Теперь у неё (у Греты — прим. ред.) появилась возможность обратиться к лидерам всего мира: вот они сидят перед ней, и от них зависит ее будущее. Это же ситуация высокого накала. Такое не каждый день случается. А тебе всего 16. И в этой ситуации двести себя до слёз, до экзальтации – как нечего делать. Красиво? – Нет. Эпатажно? – Да. Достигает цели. Но я бы не это стал обсуждать. Давайте обсуждать ее как, а что она сказала, ее месседж. Это важнее. Она же на самом деле всё время говорит про одно и то же. Ребята, есть наука, меня этому обучают в школе, есть наука, которая говорит, что ещё 10 лет и на земле невозможно будет жить. А вот вы, те, кто может что-то изменить, вы делаете что-нибудь? Вы ничего не делаете. У неё впечатление, что ничего не происходит. Это конфликт поколений, он не бумажный, не книжный, а всамделишный. Нынешнее поколение натворило дел и уходит со сцены, а всё это остается, условно говоря, Грете, таким, как она. Посыл правильный, тут даже нечего возразить, поэтому я бы, вместо того, чтобы обсуждать, какая она (больная или здоровая, манипулируют ею или нет), перешёл бы к сути. Это разговор со следующим поколением о том, что оно наследует, что мы ему оставляем. И оно, это поколение, сердится. Потому что мы таки натворили дело. И поэтому Грета не только на словах пеняет нынешней мировой элите на неосмотрительность и безответственность, но и подает официальные жалобы о нарушении прав ребёнка, т.е. совершает предусмотренные законом юридические действия. Раз подписали конвенцию, значит должны действовать. Правильная же мысль. Со ссылкой на науку, которую ей рассказали в школе и которую она восприняла всерьёз.

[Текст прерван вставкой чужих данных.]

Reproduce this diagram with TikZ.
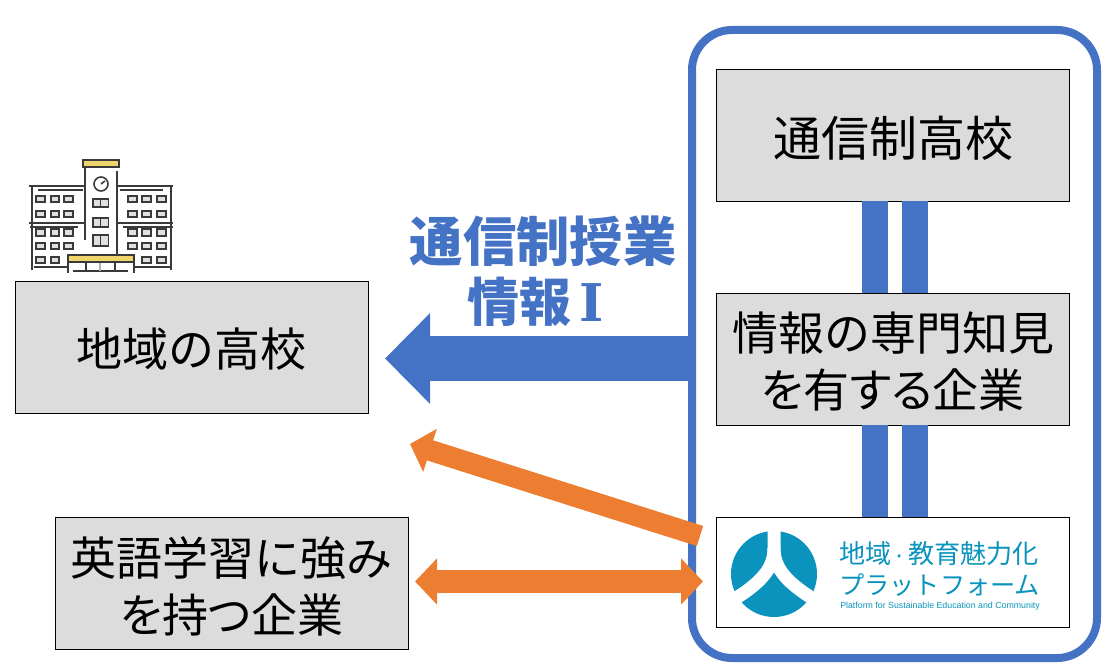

Когда ты того же поколения, ты отчасти зависим, ты не можешь себе позволить такое говорить с трибуны Генассамблеи ООН. Кому ещё этот месседж было бы транслировать? С точки зрения смысловой это правильно. Все остальное – вторично. Давайте не будем смещать акценты, обсуждать её, родителей, спонсоров, почему принц Монако дал ей яхту – ну дал и дал. Не мы дали, а он дал. Главное – доехала. Грета – это хорошая идея, кто бы за этим не стоял.